Added by Trevor Lawrence 8 months ago. Updated 6 months ago.

Status:
In Progress
Priority:
Normal
Category:
-
Sprint/Milestone:
-
Start date:
2023-08-23
Due date:
% Done:

0%

Estimated time:
Legacy ID:
Applies to branch:
Fix Committed on Branch:
Fixed in Maintenance Release:
Platforms:
Java

Description

We are using a licensed (as of 05/04/23) edition of SaxonJ-EE 11.5.

We're using the <xsl:sort> instruction within an <xsl:for-each-group> with a custom-defined UCA collation URI. While debugging an issue with it we decided to add the fallback=no parameter to see if we were misusing one of the options, and instead got a message saying it's not supported in Saxon-HE.

Attached to this issue is a minimal stylesheet that reproduces the issue. Invoking it with this command:

java -cp <path_to_xml_resolver_4.6.4>:<path_to_saxon_EE_11.5> \
         net.sf.saxon.Transform \
         -xsl:transform-with-EE-feature.xsl \
         -o:file.xml \
         -it \
         -config:<path_to_our_config_and_license>

gives:

Error at xsl:sort on line 9 column 141 of transform-with-EE-feature.xsl:
  XTDE1035  Failed to load collation
  http://www.w3.org/2013/collation/UCA?lang=en;maxVariable=symbol;strength=4;alternate=shifted;fallback=no: Error in UCA Collation URI http://www.w3.org/2013/collation/UCA?lang=en;maxVariable=symbol;strength=4;alternate=shifted;fallback=no: fallback=no is not supported in Saxon-HE
Errors were reported during stylesheet compilation

We currently pull down Saxon-EE from your new Maven repo and XML Resolver from Maven central.


Files

transform-with-EE-feature.xsl (550 Bytes) transform-with-EE-feature.xsl Trevor Lawrence, 2023-08-23 03:22
Actions #1

Updated by Michael Kay 8 months ago

The fact that you're getting this message means that you're running internally with a JavaPlatform rather than JavaPlatformPE, which suggests strongly that you've picked up the Saxon-HE software rather than Saxon-PE or Saxon-EE.

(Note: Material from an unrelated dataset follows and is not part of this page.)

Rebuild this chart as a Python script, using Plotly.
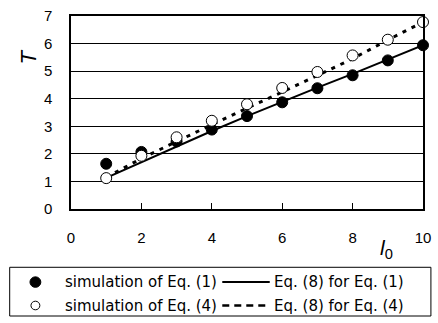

Two immediate suggestions: (a) use "-t" on the command line to see what version Saxon thinks it's running; (b) use the alternate entry point com.saxonica.Transform (in place of net.sf.saxon.Transform) to force loading of Saxon-EE.

Actions #2

Updated by Trevor Lawrence 8 months ago

Michael Kay wrote in #note-1:

The fact that you're getting this message means that you're running internally with a JavaPlatform rather than JavaPlatformPE, which suggests strongly that you've picked up the Saxon-HE software rather than Saxon-PE or Saxon-EE.

Two immediate suggestions: (a) use "-t" on the command line to see what version Saxon thinks it's running; (b) use the alternate entry point com.saxonica.Transform (in place of net.sf.saxon.Transform) to force loading of Saxon-EE.

Adding -t gives this output:

SaxonJ-EE 11.5 from Saxonica
Java version 11.0.15
Using license serial number A011351
Error at xsl:sort on line 9 column 141 of transform-with-EE-feature.xsl:
  XTDE1035  Failed to load collation
  http://www.w3.org/2013/collation/UCA?lang=en;maxVariable=symbol;strength=4;alternate=shifted;fallback=no: Error in UCA Collation URI http://www.w3.org/2013/collation/UCA?lang=en;maxVariable=symbol;strength=4;alternate=shifted;fallback=no: fallback=no is not supported in Saxon-HE
Errors were reported during stylesheet compilation

Using the com.saxonica.Transform class leads to the same result.

If it's relevant, we're using a Red Hat build of OpenJDK on Windows:

> java --version
openjdk 11.0.15 2022-04-19 LTS
OpenJDK Runtime Environment 18.9 (build 11.0.15+9-LTS)
OpenJDK 64-Bit Server VM 18.9 (build 11.0.15+9-LTS, mixed mode)
Actions #3

Updated by Michael Kay 8 months ago

Thanks for the info. So, first conjecture disproved. That's progress of a kind.

Actions #4

Updated by Trevor Lawrence 8 months ago

Michael Kay wrote in #note-3:

Thanks for the info. So, first conjecture disproved. That's progress of a kind.

I don't know whether this is helpful information or not, but the reason we added fallback=no is that we were not seeing the expected behavior when tweaking our UCA URI. We found that the presence of the collation attribute with just the base UCA URI did cause some changes in sorting, but further tweaking with the parameters didn't seem to have any effect.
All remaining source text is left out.